Serial killer Mark Nash on prison hunger strike in bid to force transfer
Serial killer Mark Nash has been on a secret hunger strike in prison and has lost up to four stone.
Now the four-time murderer is in hospital after more than six weeks of starving himself.
The authorities are considering his demand to be transferred back to Arbour Hill Prison but a decision is not expected before next Wednesday.
The president of the High Court, Mr Justice Nicholas Kearns, was told the prison authorities were considering Nash's application to be transferred back to Arbour Hill.
He has served 15 years of a life sentence in that jail for the murder in 1997 of two people in Ballintober, Co Roscommon.
The judge was told Nash, in a letter to the prison authorities, had said he had hidden the fact he had not taken any food since June 9th.
The court was also told a psychiatric report said Nash, who is in hospital, was suicidal.

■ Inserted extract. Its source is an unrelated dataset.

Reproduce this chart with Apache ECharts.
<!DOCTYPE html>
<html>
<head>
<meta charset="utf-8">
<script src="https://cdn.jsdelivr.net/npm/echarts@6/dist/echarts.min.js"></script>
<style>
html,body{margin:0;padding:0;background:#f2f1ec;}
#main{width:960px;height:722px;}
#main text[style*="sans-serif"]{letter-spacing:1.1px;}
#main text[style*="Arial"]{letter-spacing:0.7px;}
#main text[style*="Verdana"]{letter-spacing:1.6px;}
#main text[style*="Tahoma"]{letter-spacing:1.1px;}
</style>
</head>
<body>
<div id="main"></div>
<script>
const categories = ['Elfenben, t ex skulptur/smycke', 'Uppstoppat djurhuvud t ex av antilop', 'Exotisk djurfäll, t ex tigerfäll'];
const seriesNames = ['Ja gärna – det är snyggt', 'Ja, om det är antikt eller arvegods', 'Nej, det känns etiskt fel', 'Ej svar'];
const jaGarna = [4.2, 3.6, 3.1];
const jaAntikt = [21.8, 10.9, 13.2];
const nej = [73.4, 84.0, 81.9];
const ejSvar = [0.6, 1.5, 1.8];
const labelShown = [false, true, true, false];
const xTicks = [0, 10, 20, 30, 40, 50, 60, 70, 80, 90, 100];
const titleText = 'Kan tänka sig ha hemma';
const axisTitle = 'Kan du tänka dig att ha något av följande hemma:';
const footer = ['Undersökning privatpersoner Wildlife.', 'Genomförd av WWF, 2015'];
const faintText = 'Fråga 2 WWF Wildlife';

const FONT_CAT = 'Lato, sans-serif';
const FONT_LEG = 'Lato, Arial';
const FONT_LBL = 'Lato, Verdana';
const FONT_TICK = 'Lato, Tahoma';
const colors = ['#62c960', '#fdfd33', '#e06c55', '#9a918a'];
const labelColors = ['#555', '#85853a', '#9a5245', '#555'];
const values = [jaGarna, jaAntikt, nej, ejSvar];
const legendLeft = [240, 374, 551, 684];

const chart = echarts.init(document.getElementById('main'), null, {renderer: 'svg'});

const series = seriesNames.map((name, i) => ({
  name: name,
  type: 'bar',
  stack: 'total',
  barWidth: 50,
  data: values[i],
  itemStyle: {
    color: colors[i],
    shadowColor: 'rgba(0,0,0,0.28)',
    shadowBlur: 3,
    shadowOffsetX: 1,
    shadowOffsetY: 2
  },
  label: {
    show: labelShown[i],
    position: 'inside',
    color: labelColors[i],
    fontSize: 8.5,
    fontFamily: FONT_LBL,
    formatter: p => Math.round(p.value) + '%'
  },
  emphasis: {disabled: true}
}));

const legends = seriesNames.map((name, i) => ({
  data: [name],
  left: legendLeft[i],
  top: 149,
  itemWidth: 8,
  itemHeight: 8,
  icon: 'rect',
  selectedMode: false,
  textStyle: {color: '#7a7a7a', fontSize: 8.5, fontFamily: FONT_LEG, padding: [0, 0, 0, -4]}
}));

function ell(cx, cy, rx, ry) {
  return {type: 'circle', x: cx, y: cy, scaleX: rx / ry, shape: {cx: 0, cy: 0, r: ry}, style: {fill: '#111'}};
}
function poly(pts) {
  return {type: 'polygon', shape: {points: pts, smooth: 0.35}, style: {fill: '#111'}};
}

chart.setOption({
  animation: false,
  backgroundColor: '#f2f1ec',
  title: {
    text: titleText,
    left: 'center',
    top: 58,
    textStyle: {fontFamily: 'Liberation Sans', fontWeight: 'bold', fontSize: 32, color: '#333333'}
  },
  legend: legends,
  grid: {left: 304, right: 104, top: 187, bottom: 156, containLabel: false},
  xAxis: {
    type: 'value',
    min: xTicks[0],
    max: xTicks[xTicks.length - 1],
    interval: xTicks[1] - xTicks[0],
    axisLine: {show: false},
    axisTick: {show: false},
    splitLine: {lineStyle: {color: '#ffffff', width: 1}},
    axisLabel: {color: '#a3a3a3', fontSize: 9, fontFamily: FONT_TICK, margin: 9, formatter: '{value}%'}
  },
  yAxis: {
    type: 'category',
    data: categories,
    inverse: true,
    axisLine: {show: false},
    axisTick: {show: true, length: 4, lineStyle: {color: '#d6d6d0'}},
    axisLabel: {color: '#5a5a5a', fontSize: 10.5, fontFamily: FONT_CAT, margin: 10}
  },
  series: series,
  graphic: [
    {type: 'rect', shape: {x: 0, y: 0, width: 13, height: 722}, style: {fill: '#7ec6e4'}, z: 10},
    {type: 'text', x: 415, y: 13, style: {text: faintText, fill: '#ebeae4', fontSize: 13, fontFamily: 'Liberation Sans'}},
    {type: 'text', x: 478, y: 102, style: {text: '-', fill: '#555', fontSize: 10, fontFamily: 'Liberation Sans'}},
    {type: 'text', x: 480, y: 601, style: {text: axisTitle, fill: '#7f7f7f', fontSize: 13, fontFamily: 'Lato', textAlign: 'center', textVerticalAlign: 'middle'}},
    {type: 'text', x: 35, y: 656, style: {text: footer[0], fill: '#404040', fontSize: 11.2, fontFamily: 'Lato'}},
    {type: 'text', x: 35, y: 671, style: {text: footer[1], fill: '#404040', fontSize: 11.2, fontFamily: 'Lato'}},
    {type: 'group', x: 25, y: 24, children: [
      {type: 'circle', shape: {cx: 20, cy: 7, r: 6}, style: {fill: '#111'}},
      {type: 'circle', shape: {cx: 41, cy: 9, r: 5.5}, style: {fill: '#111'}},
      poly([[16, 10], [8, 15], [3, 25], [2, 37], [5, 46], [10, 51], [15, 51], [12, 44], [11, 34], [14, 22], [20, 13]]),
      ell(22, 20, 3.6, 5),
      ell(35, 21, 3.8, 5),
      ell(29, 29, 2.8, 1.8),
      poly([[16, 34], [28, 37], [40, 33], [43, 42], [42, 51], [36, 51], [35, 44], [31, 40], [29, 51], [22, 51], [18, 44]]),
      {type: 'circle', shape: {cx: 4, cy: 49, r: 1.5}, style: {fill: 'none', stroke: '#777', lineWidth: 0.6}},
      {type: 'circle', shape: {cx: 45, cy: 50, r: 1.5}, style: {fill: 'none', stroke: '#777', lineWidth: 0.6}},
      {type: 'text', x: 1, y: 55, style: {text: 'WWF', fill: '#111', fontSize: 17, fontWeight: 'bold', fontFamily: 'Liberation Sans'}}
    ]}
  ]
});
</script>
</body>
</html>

Last April, Nash (42) was given another life sentence after he was found guilty of the murders of Sylvia Sheils (59) and Mary Callanan (61) in 1997 at their sheltered housing in Grangegorman, Dublin. That sentence is to run from the date of his sentencing.

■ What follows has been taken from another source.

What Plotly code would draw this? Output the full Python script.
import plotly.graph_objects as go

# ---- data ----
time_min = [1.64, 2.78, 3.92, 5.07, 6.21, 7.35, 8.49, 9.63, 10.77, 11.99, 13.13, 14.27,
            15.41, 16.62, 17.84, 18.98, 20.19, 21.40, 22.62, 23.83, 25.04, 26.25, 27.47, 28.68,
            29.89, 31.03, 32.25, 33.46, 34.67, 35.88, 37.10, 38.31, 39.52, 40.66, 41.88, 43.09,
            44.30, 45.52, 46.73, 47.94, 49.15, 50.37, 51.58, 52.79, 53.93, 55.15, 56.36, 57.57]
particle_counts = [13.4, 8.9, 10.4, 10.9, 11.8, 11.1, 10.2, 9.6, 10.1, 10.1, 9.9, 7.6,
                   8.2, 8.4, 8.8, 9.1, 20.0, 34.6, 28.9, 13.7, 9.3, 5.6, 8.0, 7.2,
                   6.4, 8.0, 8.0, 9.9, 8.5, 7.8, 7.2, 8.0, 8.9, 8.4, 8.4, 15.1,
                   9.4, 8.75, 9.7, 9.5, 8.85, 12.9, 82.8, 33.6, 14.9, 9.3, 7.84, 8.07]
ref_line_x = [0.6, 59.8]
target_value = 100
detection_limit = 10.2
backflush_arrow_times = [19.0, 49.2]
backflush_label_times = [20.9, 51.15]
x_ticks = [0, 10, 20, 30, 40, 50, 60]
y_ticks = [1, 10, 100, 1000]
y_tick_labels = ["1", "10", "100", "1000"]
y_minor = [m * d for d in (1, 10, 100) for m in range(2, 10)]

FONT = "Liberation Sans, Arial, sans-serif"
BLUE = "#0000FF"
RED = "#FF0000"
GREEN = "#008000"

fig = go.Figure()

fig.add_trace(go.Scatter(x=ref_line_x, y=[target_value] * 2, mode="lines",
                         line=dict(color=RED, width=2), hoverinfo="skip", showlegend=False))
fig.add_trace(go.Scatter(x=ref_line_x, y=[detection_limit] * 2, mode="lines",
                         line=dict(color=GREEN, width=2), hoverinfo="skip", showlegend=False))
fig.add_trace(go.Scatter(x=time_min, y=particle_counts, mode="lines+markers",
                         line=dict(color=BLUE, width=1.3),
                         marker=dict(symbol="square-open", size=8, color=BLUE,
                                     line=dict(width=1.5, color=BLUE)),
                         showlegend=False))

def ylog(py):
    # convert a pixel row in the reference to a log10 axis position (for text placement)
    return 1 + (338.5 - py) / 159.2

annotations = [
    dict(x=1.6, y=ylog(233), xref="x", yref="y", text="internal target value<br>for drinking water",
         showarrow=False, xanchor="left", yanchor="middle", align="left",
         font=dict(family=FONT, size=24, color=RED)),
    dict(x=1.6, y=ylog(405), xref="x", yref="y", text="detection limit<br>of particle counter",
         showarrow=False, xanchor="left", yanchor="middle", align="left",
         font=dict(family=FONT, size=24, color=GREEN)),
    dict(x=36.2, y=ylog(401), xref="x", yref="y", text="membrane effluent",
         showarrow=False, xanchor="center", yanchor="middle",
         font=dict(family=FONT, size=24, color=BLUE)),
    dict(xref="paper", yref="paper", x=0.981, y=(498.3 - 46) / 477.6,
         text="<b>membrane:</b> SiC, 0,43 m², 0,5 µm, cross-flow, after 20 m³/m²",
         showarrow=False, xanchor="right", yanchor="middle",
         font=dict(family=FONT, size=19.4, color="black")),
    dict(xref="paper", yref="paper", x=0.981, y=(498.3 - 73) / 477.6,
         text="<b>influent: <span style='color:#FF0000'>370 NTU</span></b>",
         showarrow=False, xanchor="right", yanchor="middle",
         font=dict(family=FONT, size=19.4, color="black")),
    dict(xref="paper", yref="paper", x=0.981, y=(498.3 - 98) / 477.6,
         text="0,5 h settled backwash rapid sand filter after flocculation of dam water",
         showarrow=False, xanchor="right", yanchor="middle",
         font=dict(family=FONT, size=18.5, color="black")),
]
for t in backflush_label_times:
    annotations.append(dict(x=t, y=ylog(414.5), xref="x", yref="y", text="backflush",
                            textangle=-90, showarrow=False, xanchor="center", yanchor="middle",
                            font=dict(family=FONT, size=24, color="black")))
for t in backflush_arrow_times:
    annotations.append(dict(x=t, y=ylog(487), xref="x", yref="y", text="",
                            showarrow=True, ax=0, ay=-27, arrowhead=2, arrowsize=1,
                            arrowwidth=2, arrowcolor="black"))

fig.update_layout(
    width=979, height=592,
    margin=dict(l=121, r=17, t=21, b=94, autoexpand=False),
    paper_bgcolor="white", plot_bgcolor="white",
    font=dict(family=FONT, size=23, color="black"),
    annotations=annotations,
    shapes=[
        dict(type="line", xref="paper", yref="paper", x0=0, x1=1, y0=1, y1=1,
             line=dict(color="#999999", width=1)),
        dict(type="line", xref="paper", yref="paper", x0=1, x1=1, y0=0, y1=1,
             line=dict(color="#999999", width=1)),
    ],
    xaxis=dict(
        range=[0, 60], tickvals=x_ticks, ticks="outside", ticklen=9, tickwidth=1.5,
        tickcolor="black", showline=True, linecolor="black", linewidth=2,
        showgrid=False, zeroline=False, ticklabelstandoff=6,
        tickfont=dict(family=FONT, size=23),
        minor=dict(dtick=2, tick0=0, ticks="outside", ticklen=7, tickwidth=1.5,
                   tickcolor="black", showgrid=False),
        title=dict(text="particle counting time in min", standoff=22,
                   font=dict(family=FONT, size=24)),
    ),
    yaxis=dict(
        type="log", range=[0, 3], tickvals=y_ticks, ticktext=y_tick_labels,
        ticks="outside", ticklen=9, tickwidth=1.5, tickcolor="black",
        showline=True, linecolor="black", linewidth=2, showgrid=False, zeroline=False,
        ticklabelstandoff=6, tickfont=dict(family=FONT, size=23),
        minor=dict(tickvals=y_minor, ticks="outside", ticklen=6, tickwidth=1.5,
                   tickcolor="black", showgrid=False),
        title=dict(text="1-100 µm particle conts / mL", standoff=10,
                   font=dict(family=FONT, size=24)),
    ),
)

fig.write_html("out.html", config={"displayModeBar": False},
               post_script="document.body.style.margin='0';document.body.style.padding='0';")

He was taken to Mountjoy Prison but his counsel, Hugh Hartnett SC, sought his return to Arbour Hill, arguing his client was under 23-hour lock-up at Mountjoy and his life was under threat from other prisoners.
During his 15 years in Arbour Hill, Nash settled down, and did not present any problems to authorities, Mr Hartnett said. While it is normal after sentencing to be lodged in Mountjoy, Nash had expected to be sent back to Arbour Hill.
After the application was refused, Nash brought High Court proceedings challenging the Irish Prison Service's refusal to transfer him back.
Since the action was launched in May, he has been moved to the Midlands Prison. Mr Justice Kearns adjourned the matter until Tuesday.